One of the more obvious threads running through Mutations is death.  In that opening track, we get “a final curse: abandoned hearse” and “a worm of hope/a hangman’s rope”.  And yet not even death is an escape as “We Live Again” only to “grow weary of the end.”  Night birds sing “Dead Melodies”.  And, in that end, we are invited to “lay my bags upon the funeral fires” and “Sing It Again”.  Back to “Lazy Flies”: dead horses are harnessed to ride in the sun.  This album is a grinning cow skull, baking in the desert heat as sand slowly fills its eye sockets.

In writing about music, I don’t believe it is ever possible to fully convey what a work sounds like.  Usually, the best one can do is compare it to other pieces the author hopes they already know.  But I can tell you how this album makes me feel: drifting, disconnected, transient, temporary, fading, outside of time and space, in many places and eras simultaneously. 

“Nobody’s Fault But My Own” is a fogbank in broad daylight, making the light seem to come from all directions evenly.  It is a sensation I only previously experienced listening to the first verse of the mono mix of “Blue Jay Way” by The Beatles.  “We Live Again” is a gentle and genteel dance for the dead in the climactic scene of Carnival of Souls.  “O Maria” is like a song from the Tin Pan Alley revival in pop music of the late 60’s, but slowed down until it is almost a dirge—a dying performance of a photocopy of a photocopy.

Another theme in the album is self-deprecation that, fortunately, never ripens into self-loathing.  I think it’s rather obvious Beck was tiring of fame and the public perception of him as a weirdo and goofball.  Just get a load of the opening lines of the closing number, “Static”: “It’s so easy to laugh at yourself/when all those jokes have already been written/seems like another vain attempt”.  Then there’s line I suspect is about the nature of fame: “On the treadmill you’ll be running forever”.  And the album ends with a line that appears to have the artist walking away from it all: “It’s a perfect day to lock yourself inside forever”.

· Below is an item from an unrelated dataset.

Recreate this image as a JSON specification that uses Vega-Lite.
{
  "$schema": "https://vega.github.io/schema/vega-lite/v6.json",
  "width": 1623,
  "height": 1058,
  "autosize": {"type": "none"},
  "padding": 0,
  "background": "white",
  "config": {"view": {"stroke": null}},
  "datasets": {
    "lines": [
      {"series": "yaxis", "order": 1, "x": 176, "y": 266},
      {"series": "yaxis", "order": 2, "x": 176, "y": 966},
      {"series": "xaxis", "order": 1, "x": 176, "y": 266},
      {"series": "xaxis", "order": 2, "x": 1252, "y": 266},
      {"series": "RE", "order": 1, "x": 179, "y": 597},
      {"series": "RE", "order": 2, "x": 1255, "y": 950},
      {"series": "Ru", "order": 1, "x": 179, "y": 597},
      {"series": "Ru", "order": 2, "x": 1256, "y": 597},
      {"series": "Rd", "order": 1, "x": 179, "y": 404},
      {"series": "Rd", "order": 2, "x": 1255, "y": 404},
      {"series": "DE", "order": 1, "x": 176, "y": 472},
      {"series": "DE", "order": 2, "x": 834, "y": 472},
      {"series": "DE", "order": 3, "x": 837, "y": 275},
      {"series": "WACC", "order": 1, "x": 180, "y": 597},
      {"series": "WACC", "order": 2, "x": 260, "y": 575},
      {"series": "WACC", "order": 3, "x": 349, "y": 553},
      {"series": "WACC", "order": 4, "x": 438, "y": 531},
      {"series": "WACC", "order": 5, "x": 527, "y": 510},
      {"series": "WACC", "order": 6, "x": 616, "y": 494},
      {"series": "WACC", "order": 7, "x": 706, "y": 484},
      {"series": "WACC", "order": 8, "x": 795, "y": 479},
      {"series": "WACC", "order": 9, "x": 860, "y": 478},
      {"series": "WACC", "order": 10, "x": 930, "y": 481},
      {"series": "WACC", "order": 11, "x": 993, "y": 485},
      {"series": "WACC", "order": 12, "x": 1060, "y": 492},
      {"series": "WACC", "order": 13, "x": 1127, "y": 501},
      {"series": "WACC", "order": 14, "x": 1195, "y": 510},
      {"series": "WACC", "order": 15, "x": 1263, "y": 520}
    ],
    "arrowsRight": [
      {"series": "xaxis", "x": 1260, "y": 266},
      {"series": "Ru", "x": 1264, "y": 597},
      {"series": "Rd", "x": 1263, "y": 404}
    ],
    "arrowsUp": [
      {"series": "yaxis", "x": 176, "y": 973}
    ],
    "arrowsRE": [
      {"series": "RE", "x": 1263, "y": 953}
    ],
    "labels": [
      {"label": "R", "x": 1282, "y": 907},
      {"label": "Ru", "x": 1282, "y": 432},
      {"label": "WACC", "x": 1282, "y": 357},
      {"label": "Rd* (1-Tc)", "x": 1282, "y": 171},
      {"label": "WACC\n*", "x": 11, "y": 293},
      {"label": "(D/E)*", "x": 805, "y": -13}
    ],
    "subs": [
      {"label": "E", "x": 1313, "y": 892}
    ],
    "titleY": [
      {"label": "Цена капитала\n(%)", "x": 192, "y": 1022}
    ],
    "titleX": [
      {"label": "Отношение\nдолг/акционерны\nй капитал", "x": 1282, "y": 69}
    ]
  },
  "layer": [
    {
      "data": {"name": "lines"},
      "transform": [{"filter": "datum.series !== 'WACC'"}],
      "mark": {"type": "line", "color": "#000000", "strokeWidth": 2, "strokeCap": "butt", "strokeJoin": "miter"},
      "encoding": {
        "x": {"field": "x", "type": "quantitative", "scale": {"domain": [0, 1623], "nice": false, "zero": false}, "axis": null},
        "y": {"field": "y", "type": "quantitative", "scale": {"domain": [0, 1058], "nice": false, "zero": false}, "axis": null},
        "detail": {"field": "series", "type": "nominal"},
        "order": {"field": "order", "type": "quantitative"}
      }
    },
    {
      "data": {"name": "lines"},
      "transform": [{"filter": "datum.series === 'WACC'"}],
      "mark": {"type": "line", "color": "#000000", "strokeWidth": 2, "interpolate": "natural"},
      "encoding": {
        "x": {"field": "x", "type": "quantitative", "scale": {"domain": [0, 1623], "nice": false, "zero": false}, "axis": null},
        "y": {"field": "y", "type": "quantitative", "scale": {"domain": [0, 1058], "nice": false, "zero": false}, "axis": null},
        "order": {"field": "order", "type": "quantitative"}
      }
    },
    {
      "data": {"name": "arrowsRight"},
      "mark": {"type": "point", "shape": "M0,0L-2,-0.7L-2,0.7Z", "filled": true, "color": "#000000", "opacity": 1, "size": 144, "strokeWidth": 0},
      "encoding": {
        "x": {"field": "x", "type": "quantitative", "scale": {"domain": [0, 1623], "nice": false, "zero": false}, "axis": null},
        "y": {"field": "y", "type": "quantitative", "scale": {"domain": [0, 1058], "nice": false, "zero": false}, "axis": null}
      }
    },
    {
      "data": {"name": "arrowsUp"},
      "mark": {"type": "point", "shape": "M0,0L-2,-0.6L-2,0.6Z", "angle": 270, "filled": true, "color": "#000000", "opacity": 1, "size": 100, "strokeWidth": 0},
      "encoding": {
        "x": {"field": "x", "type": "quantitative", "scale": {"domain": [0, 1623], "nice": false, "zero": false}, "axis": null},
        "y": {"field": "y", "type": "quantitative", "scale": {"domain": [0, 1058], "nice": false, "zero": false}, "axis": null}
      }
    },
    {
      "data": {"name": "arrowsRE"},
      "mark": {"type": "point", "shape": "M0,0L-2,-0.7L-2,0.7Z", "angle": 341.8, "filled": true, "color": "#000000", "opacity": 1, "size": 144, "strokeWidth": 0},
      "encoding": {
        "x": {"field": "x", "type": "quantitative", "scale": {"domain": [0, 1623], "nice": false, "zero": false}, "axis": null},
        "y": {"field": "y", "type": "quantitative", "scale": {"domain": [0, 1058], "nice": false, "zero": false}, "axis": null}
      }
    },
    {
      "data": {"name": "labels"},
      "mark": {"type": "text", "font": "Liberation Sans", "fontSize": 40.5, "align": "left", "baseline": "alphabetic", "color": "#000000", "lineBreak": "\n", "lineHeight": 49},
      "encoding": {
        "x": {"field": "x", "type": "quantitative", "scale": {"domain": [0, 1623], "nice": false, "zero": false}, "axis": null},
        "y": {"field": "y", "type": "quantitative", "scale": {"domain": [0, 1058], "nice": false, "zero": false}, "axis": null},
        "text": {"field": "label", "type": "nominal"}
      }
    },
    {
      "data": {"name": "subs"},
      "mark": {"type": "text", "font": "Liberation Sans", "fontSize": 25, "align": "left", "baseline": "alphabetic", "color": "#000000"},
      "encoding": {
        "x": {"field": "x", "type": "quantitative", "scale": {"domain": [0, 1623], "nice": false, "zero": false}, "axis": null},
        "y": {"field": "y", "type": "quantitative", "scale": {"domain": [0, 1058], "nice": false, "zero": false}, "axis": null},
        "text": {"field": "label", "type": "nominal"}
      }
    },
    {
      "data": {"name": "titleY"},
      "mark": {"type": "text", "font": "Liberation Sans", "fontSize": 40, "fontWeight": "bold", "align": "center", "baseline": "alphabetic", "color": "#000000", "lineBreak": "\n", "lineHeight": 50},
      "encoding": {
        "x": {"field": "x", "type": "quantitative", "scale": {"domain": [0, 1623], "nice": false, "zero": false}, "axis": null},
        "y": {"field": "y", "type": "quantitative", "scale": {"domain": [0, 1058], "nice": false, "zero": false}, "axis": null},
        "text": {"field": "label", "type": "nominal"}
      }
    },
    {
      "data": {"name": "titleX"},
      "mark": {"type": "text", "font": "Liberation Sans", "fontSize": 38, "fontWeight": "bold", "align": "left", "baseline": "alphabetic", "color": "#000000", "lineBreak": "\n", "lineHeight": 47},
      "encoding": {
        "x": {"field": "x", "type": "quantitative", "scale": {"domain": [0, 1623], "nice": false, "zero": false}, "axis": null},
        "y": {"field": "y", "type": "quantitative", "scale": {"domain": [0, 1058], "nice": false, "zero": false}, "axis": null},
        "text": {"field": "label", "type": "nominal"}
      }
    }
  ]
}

Which is a great idea at the present time, given the weather situation. In “We Live Again”, Beck sings, “When will children learn to let their wildernesses burn?” I’ll tell you why. It’s because it is surprisingly hard to breathe forest fire smoke even when it is from about a thousand miles away.

Still, being a Beck album that isn’t Sea Change, not all is morbidity here, and a considerable amount of his wry wit still shows through.  Consider “Canceled Check”: “I hate to do this/but you’re a pain in the neck/I thought you knew this/you’re handing me a canceled check”.  Inevitably, this line always makes me think of the scene in The Big Lebowski where he writes a check for a carton of half-and-half.

Even the music perks up for “Tropicalia”, a bouncy bossa-nova number.  Even so, the lyrics won’t let us escape the heat, the humidity and the past: “an equatorial haze”, “a colonial maze”.  And, in the end, there is despair and potential destruction: “Love is a poverty you couldn’t sell/misery waits in vague hotels/to be a victim”.  In this track, it is almost as if the lively tune is for the tourists who don’t or can’t be bothered to see what is going on around the margins.  The lyrics, on the other hand, are the locals living bleak, mundane lives in dirt and squalor.

Despite all this, Mutations has never depressed me.  At most, I have found it to be good company for my melancholy.  Summer is my least favorite season and, though I try to find music that is a more positive soundtrack to the hottest time of the year, I keep coming back to this album and its hazy, surreal soundscapes.  There’s something curiously appealing about not existing for a while, to put a nickel in the graveyard machine, harness a dead horse and try to find the sun, even if I can’t tell for certain where it is.